(Records from a data collection)
## Start
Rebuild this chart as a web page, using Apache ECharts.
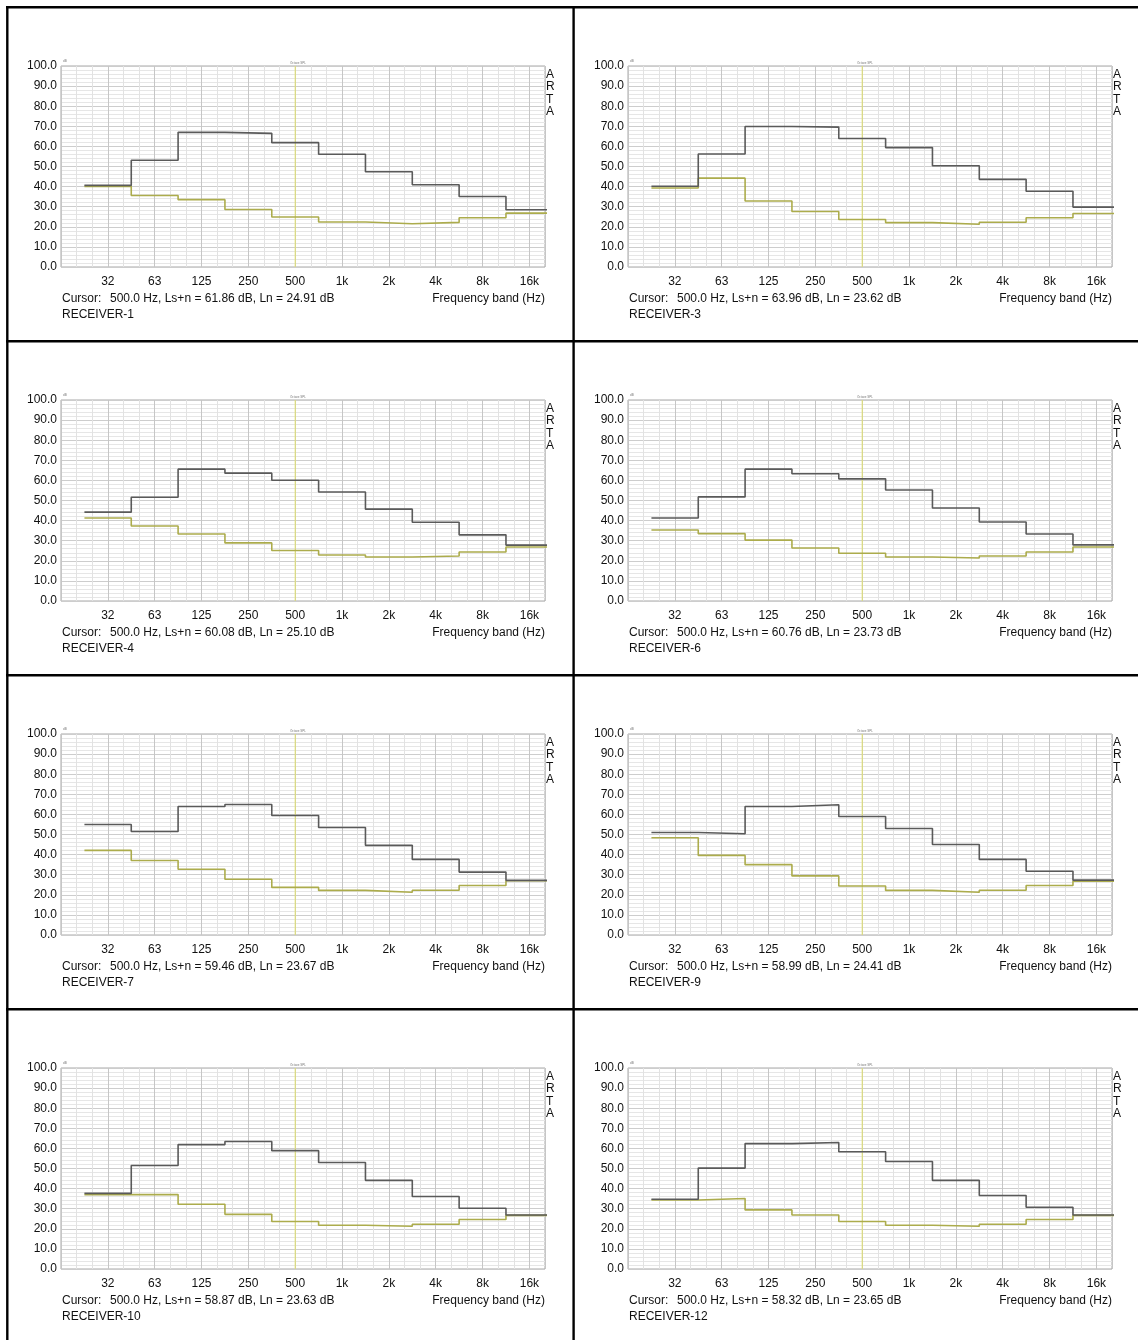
<!DOCTYPE html>
<html>
<head>
<meta charset="utf-8">
<script src="https://cdn.jsdelivr.net/npm/echarts@6/dist/echarts.min.js"></script>
<style>
html,body{margin:0;padding:0;background:#fff;}
#c{width:1138px;height:1340px;}
</style>
</head>
<body>
<div id="c"></div>
<script>
// ---------- DATA ----------
const bands = ['32','63','125','250','500','1k','2k','4k','8k','16k'];
const yTicks = [0,10,20,30,40,50,60,70,80,90,100];
const cursorBand = '500';
const receivers = ['RECEIVER-1','RECEIVER-3','RECEIVER-4','RECEIVER-6','RECEIVER-7','RECEIVER-9','RECEIVER-10','RECEIVER-12'];

const lsn1  = [40.6, 53.1, 67.0, 66.5, 61.86, 56.1, 47.4, 40.9, 35.1, 28.5];
const ln1   = [40.1, 35.6, 33.5, 28.6, 24.91, 22.4, 21.5, 22.2, 24.5, 26.8];
const lsn3  = [40.2, 56.2, 69.9, 69.6, 63.96, 59.4, 50.4, 43.6, 37.7, 29.8];
const ln3   = [39.3, 44.2, 32.8, 27.6, 23.62, 22.1, 21.3, 22.3, 24.5, 26.6];
const lsn4  = [44.2, 51.6, 65.6, 63.6, 60.08, 54.2, 45.7, 39.2, 32.9, 27.8];
const ln4   = [41.3, 37.3, 33.3, 28.9, 25.10, 22.9, 21.9, 22.4, 24.4, 26.9];
const lsn6  = [41.3, 51.8, 65.6, 63.3, 60.76, 55.2, 46.3, 39.3, 33.3, 27.9];
const ln6   = [35.3, 33.5, 30.3, 26.4, 23.73, 21.9, 21.4, 22.4, 24.4, 26.9];
const lsn7  = [55.0, 51.5, 63.9, 64.9, 59.46, 53.5, 44.6, 37.6, 31.3, 27.2];
const ln7   = [42.1, 37.1, 32.7, 27.7, 23.67, 22.2, 21.3, 22.3, 24.6, 27.0];
const lsn9  = [51.0, 50.4, 63.9, 64.8, 58.99, 53.0, 45.0, 37.6, 31.7, 27.3];
const ln9   = [48.4, 39.6, 35.0, 29.4, 24.41, 22.2, 21.3, 22.3, 24.6, 26.8];
const lsn10 = [37.6, 51.5, 61.9, 63.4, 58.87, 53.0, 44.1, 36.1, 30.2, 26.9];
const ln10  = [37.0, 37.1, 32.2, 27.2, 23.63, 21.8, 21.3, 22.3, 24.6, 26.7];
const lsn12 = [34.7, 50.2, 62.4, 62.9, 58.32, 53.5, 44.1, 36.6, 30.7, 26.9];
const ln12  = [34.3, 35.1, 29.4, 26.9, 23.65, 21.8, 21.3, 22.3, 24.6, 26.7];

const lsnAll = [lsn1, lsn3, lsn4, lsn6, lsn7, lsn9, lsn10, lsn12];
const lnAll  = [ln1, ln3, ln4, ln6, ln7, ln9, ln10, ln12];

// ---------- BUILD ----------
const FONT = '"Liberation Sans", Arial, sans-serif';
const PW = 567, PH = 334;
const X_MIN = -1, X_MAX = 28/3;

function stepPoints(vals){
  const pts = [];
  vals.forEach((v,i)=>{ pts.push([i-0.5, v]); pts.push([i+0.5, v]); });
  return pts;
}

const grids = [], xAxes = [], yAxes = [], series = [], graphics = [];
const cIdx = bands.indexOf(cursorBand);
const yMin = yTicks[0], yMax = yTicks[yTicks.length-1];

receivers.forEach((name, p) => {
  const col = p % 2, row = Math.floor(p / 2);
  const ox = col * PW, oy = row * PH;
  grids.push({left: 61 + ox, top: 66 + oy, width: 484, height: 201,
    show: true, borderColor: '#a9a9a9', borderWidth: 1, backgroundColor: '#fff'});
  // minor (1/3 octave) grid axis
  xAxes.push({gridIndex: p, type: 'value', position: 'top', min: X_MIN, max: X_MAX, interval: 1/3,
    axisLine: {show: false}, axisTick: {show: false}, axisLabel: {show: false},
    splitLine: {show: true, lineStyle: {color: '#e2e2e2', width: 1}}});
  // major (octave) axis with labels
  xAxes.push({gridIndex: p, type: 'value', position: 'bottom', min: X_MIN, max: X_MAX, interval: 1,
    axisLine: {show: false}, axisTick: {show: false},
    splitLine: {show: true, lineStyle: {color: '#c6c6c6', width: 1}},
    axisLabel: {show: true, margin: 9, color: '#111', fontSize: 12, fontFamily: FONT,
      showMinLabel: true, showMaxLabel: true,
      formatter: v => { const i = Math.round(v); return (Math.abs(v - i) < 1e-6 && i >= 0 && i < bands.length) ? bands[i] : ''; }}});
  yAxes.push({gridIndex: p, type: 'value', min: yMin, max: yMax, interval: yTicks[1]-yTicks[0],
    axisLine: {show: false}, axisTick: {show: false},
    axisLabel: {margin: 4, color: '#111', fontSize: 12, fontFamily: FONT, padding: [4,0,0,0], formatter: v => v.toFixed(1)},
    splitLine: {show: true, lineStyle: {color: '#cdcdcd', width: 1}},
    minorTick: {show: false, splitNumber: 5},
    minorSplitLine: {show: true, lineStyle: {color: '#e6e6e6', width: 1}}});

  const ls = lsAllGet(p), ln = lnAll[p];
  // cursor line
  series.push({type: 'line', xAxisIndex: 2*p + 1, yAxisIndex: p, data: [[cIdx, yMin], [cIdx, yMax]],
    symbol: 'none', silent: true, animation: false, z: 2,
    lineStyle: {color: '#e3e36e', width: 1}});
  series.push({type: 'line', xAxisIndex: 2*p + 1, yAxisIndex: p, data: stepPoints(ln),
    symbol: 'none', clip: true, silent: true, animation: false,
    lineStyle: {color: '#acac4c', width: 1.6}, z: 3});
  series.push({type: 'line', xAxisIndex: 2*p + 1, yAxisIndex: p, data: stepPoints(ls),
    symbol: 'none', clip: true, silent: true, animation: false,
    lineStyle: {color: '#5a5a5a', width: 1.6}, z: 4});

  const tstyle = (extra) => Object.assign({fontFamily: FONT, fill: '#111', fontSize: 12}, extra);
  graphics.push({type: 'text', left: 63 + ox, top: 60 + oy, style: tstyle({text: 'dB', fontSize: 3, fill: '#777'})});
  graphics.push({type: 'text', x: 298 + ox, y: 63 + oy, style: tstyle({text: 'Octave SPL', fontSize: 3, fill: '#777', textAlign: 'center', textVerticalAlign: 'middle'})});
  graphics.push({type: 'text', x: 546 + ox, y: 68 + oy, style: tstyle({text: 'A\nR\nT\nA', lineHeight: 12.5, textVerticalAlign: 'top'})});
  graphics.push({type: 'text', x: 62 + ox, y: 299 + oy, style: tstyle({text: 'Cursor:', textVerticalAlign: 'middle'})});
  graphics.push({type: 'text', x: 110 + ox, y: 299 + oy, style: tstyle({
    text: bands[cIdx] + '.0 Hz, Ls+n = ' + ls[cIdx].toFixed(2) + ' dB, Ln = ' + ln[cIdx].toFixed(2) + ' dB',
    textVerticalAlign: 'middle'})});
  graphics.push({type: 'text', x: 545 + ox, y: 299 + oy, style: tstyle({text: 'Frequency band (Hz)', textAlign: 'right', textVerticalAlign: 'middle'})});
  graphics.push({type: 'text', x: 62 + ox, y: 315 + oy, style: tstyle({text: name, textVerticalAlign: 'middle'})});
});

function lsAllGet(p){ return lsnAll[p]; }

// panel frame lines
const frame = {stroke: '#000', lineWidth: 2.4};
graphics.push({type: 'line', shape: {x1: 7.3, y1: 6, x2: 7.3, y2: 1340}, style: frame});
graphics.push({type: 'line', shape: {x1: 573.6, y1: 6, x2: 573.6, y2: 1340}, style: frame});
[7.2, 341.2, 675.2, 1009.2].forEach(y => {
  graphics.push({type: 'line', shape: {x1: 6, y1: y, x2: 1138, y2: y}, style: frame});
});

const chart = echarts.init(document.getElementById('c'), null, {renderer: 'canvas'});
chart.setOption({
  animation: false,
  backgroundColor: '#fff',
  grid: grids, xAxis: xAxes, yAxis: yAxes, series: series,
  graphic: graphics
});
</script>
</body>
</html>
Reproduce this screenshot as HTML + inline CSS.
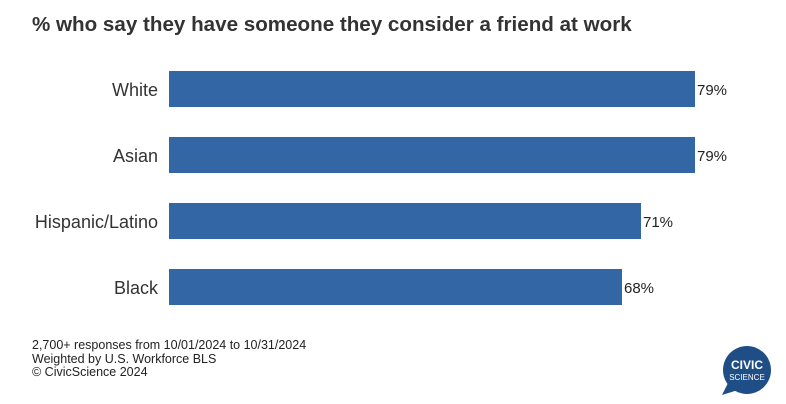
<!DOCTYPE html>
<html><head><style>
body{margin:0;width:786px;height:404px;background:#fff;position:relative;font-family:"Liberation Sans",Arial,sans-serif;overflow:hidden}
.t{position:absolute;left:32px;top:13px;font-size:20.6px;font-weight:bold;color:#333;white-space:nowrap}
.bar{position:absolute;left:169px;height:36px;background:#3366a4}
.lab{position:absolute;right:628px;font-size:18px;color:#333;text-align:right;white-space:nowrap}
.val{position:absolute;font-size:15px;color:#222;margin-top:2px}
.f{position:absolute;left:32px;top:339px;font-size:12.5px;line-height:13.5px;color:#222;white-space:nowrap}
</style></head><body>
<div class="t">% who say they have someone they consider a friend at work</div>
<div class="bar" style="top:71px;width:526px"></div><div class="lab" style="top:80px">White</div><div class="val" style="left:697px;top:80px">79%</div>
<div class="bar" style="top:137px;width:526px"></div><div class="lab" style="top:146px">Asian</div><div class="val" style="left:697px;top:146px">79%</div>
<div class="bar" style="top:203px;width:472px"></div><div class="lab" style="top:212px">Hispanic/Latino</div><div class="val" style="left:643px;top:212px">71%</div>
<div class="bar" style="top:269px;width:453px"></div><div class="lab" style="top:278px">Black</div><div class="val" style="left:624px;top:278px">68%</div>
<div class="f">2,700+ responses from 10/01/2024 to 10/31/2024<br>Weighted by U.S. Workforce BLS<br>© CivicScience 2024</div>
<svg style="position:absolute;left:718px;top:343px" width="60" height="58">
<circle cx="29" cy="27" r="24" fill="#1f4e86"/>
<path d="M10 40 L4 52 L20 47 Z" fill="#1f4e86"/>
<text x="29" y="26" font-size="12" font-weight="bold" fill="#fff" text-anchor="middle" font-family="Liberation Sans">CIVIC</text>
<text x="29" y="37" font-size="8" fill="#fff" text-anchor="middle" font-family="Liberation Sans">SCIENCE</text>
</svg>
</body></html>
## End
• Work to be completed
Copy only this, please: the line with "Reproduce this screenshot" and every line after it through the end of the data, with no pictures.

• Problem solution
Reproduce this screenshot as HTML + inline CSS.
<!DOCTYPE html>
<html><head><style>
body{margin:0;width:786px;height:404px;background:#fff;position:relative;font-family:"Liberation Sans",Arial,sans-serif;overflow:hidden}
.t{position:absolute;left:32px;top:13px;font-size:20.6px;font-weight:bold;color:#333;white-space:nowrap}
.bar{position:absolute;left:169px;height:36px;background:#3366a4}
.lab{position:absolute;right:628px;font-size:18px;color:#333;text-align:right;white-space:nowrap}
.val{position:absolute;font-size:15px;color:#222;margin-top:2px}
.f{position:absolute;left:32px;top:339px;font-size:12.5px;line-height:13.5px;color:#222;white-space:nowrap}
</style></head><body>
<div class="t">% who say they have someone they consider a friend at work</div>
<div class="bar" style="top:71px;width:526px"></div><div class="lab" style="top:80px">White</div><div class="val" style="left:697px;top:80px">79%</div>
<div class="bar" style="top:137px;width:526px"></div><div class="lab" style="top:146px">Asian</div><div class="val" style="left:697px;top:146px">79%</div>
<div class="bar" style="top:203px;width:472px"></div><div class="lab" style="top:212px">Hispanic/Latino</div><div class="val" style="left:643px;top:212px">71%</div>
<div class="bar" style="top:269px;width:453px"></div><div class="lab" style="top:278px">Black</div><div class="val" style="left:624px;top:278px">68%</div>
<div class="f">2,700+ responses from 10/01/2024 to 10/31/2024<br>Weighted by U.S. Workforce BLS<br>© CivicScience 2024</div>
<svg style="position:absolute;left:718px;top:343px" width="60" height="58">
<circle cx="29" cy="27" r="24" fill="#1f4e86"/>
<path d="M10 40 L4 52 L20 47 Z" fill="#1f4e86"/>
<text x="29" y="26" font-size="12" font-weight="bold" fill="#fff" text-anchor="middle" font-family="Liberation Sans">CIVIC</text>
<text x="29" y="37" font-size="8" fill="#fff" text-anchor="middle" font-family="Liberation Sans">SCIENCE</text>
</svg>
</body></html>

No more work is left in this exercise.